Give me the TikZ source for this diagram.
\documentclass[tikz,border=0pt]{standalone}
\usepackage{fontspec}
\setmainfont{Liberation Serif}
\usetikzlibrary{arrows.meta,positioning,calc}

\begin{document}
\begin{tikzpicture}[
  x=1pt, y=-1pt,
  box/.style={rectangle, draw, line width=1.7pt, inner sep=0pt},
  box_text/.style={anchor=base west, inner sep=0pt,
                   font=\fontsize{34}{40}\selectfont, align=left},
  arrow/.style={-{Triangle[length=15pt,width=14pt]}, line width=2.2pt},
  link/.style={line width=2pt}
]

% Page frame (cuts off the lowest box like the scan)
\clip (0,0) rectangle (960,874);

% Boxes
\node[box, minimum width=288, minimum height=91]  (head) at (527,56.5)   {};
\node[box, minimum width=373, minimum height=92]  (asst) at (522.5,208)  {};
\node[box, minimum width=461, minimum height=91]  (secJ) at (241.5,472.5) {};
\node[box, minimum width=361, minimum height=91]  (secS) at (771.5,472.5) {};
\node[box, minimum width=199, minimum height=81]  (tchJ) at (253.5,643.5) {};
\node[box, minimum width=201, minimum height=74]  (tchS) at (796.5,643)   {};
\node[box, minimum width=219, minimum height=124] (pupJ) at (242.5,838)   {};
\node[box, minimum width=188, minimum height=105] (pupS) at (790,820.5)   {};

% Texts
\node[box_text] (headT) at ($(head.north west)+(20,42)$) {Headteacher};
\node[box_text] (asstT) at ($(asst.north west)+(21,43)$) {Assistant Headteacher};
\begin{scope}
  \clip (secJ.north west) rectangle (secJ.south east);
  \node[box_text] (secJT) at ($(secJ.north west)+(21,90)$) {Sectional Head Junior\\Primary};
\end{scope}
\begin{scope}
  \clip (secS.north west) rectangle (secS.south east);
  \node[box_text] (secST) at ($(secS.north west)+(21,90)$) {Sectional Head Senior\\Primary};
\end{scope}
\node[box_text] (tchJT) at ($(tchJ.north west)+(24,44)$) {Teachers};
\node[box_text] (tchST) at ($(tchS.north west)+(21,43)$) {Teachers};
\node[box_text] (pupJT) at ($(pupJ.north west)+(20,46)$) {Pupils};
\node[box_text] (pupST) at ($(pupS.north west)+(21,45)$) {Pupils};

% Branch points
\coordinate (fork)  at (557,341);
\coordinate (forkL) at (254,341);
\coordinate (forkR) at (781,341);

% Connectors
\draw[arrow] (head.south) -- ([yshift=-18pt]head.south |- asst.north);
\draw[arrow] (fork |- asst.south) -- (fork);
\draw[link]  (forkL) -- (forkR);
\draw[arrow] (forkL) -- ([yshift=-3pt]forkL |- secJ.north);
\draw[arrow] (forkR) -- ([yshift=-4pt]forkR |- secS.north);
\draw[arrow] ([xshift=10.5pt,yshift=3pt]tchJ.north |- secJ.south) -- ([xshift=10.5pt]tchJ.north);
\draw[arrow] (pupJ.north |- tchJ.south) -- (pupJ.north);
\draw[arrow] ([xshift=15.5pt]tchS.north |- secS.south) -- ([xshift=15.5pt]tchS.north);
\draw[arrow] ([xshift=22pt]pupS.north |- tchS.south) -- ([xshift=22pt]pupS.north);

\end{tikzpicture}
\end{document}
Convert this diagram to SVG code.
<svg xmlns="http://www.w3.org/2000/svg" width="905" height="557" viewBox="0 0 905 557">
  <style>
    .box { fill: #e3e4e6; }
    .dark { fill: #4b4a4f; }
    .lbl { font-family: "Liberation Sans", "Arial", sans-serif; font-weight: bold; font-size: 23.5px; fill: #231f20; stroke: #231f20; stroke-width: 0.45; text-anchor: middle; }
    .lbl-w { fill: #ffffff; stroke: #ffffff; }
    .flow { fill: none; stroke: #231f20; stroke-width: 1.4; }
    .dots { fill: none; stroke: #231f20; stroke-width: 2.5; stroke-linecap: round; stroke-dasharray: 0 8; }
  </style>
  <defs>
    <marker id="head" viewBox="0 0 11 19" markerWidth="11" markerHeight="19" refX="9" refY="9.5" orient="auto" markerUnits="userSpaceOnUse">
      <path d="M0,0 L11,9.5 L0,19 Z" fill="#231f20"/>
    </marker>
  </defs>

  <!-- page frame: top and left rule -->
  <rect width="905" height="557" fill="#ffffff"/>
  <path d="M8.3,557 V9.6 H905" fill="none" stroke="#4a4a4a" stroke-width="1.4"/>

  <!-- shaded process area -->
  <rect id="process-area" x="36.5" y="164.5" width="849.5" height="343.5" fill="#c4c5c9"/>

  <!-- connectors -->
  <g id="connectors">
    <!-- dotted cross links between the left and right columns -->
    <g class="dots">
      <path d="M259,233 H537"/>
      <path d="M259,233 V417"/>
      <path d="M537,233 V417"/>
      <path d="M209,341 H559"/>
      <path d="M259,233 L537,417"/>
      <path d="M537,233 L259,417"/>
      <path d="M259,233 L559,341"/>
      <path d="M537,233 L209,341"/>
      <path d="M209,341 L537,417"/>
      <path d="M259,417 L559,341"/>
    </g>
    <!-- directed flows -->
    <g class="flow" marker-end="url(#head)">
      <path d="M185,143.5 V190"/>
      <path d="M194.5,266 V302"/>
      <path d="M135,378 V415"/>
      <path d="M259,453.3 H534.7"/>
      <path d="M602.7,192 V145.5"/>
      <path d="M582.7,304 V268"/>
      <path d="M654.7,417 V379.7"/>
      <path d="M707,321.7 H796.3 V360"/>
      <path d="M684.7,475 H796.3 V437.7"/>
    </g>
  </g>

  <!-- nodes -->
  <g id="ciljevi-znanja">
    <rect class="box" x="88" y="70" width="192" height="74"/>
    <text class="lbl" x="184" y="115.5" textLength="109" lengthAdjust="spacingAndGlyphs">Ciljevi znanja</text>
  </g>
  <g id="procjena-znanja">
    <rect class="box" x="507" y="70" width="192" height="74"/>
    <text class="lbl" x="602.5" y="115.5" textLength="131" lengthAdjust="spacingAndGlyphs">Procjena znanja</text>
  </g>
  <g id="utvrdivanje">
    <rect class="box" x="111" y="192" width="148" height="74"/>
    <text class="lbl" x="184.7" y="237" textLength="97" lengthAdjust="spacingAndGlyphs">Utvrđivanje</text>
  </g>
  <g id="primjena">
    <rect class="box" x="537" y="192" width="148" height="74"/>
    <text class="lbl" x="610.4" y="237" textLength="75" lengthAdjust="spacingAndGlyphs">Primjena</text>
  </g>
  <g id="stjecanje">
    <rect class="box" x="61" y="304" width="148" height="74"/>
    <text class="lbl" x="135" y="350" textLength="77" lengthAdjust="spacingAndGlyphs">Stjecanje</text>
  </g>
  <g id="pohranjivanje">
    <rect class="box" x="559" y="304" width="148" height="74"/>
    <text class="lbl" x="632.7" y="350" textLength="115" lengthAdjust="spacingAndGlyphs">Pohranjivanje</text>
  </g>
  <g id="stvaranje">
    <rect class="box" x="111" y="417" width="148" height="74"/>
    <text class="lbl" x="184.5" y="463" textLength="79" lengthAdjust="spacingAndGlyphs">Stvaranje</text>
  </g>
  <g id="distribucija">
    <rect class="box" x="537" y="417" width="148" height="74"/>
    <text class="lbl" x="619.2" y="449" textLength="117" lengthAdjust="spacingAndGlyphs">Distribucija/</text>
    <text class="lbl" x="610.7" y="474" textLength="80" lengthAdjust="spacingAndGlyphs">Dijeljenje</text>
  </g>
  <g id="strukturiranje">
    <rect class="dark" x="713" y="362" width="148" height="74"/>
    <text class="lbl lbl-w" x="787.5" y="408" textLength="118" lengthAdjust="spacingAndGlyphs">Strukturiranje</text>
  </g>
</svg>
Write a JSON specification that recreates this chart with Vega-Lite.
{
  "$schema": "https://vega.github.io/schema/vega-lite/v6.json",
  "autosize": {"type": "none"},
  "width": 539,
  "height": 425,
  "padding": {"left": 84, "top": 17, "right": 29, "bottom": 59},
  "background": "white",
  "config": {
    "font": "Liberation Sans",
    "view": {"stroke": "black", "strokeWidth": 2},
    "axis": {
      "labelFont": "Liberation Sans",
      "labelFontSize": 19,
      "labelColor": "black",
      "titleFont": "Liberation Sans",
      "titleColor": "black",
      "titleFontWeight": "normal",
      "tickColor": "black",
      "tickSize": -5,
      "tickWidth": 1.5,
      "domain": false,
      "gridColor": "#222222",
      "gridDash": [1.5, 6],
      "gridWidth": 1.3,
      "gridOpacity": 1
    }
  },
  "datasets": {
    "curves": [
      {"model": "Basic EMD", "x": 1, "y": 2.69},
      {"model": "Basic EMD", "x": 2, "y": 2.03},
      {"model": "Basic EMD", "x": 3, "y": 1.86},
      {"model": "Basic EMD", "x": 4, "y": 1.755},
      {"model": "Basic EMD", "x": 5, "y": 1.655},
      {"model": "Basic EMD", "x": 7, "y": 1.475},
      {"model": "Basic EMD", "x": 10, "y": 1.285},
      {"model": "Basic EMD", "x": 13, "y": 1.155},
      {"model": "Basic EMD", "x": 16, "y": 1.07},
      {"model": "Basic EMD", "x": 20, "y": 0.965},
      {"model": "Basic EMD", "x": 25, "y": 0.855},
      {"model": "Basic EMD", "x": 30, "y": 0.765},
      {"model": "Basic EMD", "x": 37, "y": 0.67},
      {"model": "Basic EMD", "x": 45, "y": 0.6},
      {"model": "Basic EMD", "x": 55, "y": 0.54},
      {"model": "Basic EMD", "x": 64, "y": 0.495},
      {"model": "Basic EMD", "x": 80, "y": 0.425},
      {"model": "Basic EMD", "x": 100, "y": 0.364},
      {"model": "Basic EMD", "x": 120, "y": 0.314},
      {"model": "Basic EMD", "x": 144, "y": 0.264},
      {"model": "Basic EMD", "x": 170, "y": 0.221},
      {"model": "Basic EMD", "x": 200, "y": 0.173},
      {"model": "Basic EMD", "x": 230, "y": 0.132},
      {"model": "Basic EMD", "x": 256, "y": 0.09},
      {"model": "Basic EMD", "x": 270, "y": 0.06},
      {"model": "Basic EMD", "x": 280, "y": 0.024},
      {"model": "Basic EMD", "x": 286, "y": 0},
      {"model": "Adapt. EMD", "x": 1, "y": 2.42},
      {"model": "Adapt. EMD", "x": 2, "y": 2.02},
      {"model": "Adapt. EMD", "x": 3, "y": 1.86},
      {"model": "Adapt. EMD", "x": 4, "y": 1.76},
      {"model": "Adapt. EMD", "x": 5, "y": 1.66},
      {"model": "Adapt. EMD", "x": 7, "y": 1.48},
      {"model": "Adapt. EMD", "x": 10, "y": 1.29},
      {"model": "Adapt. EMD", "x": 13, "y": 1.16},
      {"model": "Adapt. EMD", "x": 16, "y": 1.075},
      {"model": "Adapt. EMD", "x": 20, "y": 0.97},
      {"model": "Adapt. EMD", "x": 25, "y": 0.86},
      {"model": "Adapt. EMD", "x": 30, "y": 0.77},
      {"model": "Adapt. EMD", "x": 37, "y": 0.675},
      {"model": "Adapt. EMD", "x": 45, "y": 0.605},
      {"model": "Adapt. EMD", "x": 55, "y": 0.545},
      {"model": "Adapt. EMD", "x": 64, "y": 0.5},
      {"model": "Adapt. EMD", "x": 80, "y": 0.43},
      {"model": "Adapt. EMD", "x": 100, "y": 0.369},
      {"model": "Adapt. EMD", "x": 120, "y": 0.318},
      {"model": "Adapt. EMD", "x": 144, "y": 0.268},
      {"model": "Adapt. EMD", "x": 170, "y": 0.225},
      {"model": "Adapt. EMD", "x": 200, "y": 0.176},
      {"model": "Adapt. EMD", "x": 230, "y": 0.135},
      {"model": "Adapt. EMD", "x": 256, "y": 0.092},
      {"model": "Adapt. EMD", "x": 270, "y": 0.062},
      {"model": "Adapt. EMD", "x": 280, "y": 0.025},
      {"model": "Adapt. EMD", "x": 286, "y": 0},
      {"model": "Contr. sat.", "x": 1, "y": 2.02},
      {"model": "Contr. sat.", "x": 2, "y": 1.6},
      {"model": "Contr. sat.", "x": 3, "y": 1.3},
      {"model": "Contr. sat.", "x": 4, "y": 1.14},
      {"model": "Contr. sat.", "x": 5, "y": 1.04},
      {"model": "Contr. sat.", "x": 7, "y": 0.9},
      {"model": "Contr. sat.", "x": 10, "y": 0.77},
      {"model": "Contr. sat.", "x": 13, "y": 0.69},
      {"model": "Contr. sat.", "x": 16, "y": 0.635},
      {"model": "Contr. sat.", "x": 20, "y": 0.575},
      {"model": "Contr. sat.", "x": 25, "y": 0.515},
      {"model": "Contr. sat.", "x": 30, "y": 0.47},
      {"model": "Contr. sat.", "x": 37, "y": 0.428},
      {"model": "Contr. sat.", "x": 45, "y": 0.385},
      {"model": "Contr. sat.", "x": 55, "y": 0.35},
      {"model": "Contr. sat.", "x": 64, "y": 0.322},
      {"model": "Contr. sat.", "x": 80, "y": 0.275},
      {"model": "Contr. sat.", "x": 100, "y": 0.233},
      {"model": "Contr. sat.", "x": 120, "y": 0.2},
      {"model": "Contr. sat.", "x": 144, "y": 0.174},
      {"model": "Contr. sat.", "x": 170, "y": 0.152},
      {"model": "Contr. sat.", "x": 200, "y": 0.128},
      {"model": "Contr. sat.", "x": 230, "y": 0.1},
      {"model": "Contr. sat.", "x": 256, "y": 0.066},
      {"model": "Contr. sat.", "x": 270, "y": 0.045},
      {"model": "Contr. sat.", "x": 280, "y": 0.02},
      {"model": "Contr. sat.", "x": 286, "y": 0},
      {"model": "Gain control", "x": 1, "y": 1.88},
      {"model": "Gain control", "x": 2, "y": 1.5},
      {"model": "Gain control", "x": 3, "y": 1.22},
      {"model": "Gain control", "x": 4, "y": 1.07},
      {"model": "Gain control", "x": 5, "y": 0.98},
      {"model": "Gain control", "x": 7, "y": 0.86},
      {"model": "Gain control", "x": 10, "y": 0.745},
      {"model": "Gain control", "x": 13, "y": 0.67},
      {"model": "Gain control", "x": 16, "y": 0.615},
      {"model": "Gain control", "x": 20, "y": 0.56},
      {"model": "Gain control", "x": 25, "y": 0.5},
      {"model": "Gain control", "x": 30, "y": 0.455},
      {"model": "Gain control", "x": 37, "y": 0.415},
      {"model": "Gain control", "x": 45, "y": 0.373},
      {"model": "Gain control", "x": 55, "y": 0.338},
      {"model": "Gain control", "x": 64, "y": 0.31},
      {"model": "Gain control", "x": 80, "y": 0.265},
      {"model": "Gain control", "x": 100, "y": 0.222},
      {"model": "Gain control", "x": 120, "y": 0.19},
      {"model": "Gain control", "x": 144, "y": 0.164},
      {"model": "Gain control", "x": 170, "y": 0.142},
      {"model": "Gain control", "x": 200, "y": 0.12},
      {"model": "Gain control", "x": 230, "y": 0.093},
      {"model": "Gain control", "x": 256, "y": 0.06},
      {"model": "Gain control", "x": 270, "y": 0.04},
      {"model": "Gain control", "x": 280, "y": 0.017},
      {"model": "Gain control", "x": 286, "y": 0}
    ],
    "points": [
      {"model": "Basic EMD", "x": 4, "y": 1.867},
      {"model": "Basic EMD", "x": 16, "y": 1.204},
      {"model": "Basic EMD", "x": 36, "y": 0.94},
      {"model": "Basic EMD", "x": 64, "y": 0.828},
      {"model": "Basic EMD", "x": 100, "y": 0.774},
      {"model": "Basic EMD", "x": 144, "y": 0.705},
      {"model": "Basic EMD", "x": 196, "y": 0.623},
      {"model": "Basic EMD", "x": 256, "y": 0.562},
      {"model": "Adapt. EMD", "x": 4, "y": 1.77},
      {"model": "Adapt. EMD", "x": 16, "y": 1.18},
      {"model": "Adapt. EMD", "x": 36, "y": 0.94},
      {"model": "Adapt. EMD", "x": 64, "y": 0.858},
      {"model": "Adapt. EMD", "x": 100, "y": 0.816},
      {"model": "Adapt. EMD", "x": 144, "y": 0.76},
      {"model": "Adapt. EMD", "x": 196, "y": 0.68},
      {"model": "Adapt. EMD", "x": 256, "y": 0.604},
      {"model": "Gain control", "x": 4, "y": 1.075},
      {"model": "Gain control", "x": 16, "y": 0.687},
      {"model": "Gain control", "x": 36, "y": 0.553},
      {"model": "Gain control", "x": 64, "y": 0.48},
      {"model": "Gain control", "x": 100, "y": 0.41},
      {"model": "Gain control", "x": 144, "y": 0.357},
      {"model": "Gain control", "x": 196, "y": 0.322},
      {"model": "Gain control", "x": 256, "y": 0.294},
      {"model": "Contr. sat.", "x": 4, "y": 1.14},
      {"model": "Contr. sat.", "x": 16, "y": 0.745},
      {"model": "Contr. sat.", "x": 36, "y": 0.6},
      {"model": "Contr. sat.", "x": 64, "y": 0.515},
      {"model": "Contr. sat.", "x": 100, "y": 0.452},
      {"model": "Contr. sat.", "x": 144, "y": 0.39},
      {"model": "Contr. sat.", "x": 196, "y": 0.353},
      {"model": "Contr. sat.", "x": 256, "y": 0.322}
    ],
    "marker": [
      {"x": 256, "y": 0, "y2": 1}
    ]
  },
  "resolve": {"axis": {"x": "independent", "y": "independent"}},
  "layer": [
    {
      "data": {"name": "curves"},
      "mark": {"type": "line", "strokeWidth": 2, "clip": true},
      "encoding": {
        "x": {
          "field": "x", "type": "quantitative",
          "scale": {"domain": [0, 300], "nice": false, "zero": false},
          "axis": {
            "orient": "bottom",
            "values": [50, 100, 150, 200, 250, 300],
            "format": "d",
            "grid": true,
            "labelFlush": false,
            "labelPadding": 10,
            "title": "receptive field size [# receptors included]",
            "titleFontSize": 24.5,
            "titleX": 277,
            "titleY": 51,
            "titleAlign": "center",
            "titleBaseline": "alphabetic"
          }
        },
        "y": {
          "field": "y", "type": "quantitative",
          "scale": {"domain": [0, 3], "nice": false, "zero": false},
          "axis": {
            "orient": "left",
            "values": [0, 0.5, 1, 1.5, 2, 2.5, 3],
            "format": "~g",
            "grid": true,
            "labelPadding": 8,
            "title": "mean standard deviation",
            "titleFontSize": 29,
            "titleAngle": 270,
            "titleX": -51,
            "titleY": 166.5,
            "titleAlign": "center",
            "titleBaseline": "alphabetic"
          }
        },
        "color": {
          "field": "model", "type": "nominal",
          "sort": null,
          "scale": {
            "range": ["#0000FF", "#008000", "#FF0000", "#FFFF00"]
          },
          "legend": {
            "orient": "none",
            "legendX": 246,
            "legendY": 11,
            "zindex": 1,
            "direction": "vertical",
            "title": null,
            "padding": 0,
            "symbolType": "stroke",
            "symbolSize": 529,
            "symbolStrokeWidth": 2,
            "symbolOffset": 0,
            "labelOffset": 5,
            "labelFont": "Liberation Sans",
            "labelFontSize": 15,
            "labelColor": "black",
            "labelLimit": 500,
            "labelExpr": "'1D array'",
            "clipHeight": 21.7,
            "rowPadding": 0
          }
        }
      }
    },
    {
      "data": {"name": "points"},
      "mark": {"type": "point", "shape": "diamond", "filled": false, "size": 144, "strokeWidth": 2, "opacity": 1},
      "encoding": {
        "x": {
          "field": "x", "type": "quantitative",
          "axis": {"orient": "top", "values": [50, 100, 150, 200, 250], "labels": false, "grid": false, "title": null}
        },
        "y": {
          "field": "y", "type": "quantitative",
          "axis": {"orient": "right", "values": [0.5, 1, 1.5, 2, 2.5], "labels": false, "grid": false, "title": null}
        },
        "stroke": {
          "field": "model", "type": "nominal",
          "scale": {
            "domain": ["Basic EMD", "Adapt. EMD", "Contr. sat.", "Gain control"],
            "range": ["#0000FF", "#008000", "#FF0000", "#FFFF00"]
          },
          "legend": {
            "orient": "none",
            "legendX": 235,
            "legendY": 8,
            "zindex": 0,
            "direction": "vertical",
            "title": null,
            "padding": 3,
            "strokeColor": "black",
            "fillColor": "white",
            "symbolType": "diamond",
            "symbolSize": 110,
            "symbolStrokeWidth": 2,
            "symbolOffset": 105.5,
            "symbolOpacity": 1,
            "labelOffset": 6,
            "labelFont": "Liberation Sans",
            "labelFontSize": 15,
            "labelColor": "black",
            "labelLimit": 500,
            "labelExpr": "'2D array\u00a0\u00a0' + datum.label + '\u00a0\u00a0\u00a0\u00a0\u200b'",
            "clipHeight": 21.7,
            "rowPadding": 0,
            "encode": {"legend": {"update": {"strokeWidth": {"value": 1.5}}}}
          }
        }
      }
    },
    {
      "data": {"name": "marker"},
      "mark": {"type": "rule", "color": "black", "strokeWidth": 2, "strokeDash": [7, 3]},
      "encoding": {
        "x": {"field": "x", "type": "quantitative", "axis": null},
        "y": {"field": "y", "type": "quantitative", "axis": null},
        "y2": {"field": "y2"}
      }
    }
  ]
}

**WHAT IS ASKED**. Repeat exactly, please, each line from the beginning of the data through the line with "(0,0) rectangle (960,874);" in it, and only those lines.

**TASK ANSWER**.
Give me the TikZ source for this diagram.
\documentclass[tikz,border=0pt]{standalone}
\usepackage{fontspec}
\setmainfont{Liberation Serif}
\usetikzlibrary{arrows.meta,positioning,calc}

\begin{document}
\begin{tikzpicture}[
  x=1pt, y=-1pt,
  box/.style={rectangle, draw, line width=1.7pt, inner sep=0pt},
  box_text/.style={anchor=base west, inner sep=0pt,
                   font=\fontsize{34}{40}\selectfont, align=left},
  arrow/.style={-{Triangle[length=15pt,width=14pt]}, line width=2.2pt},
  link/.style={line width=2pt}
]

% Page frame (cuts off the lowest box like the scan)
\clip (0,0) rectangle (960,874);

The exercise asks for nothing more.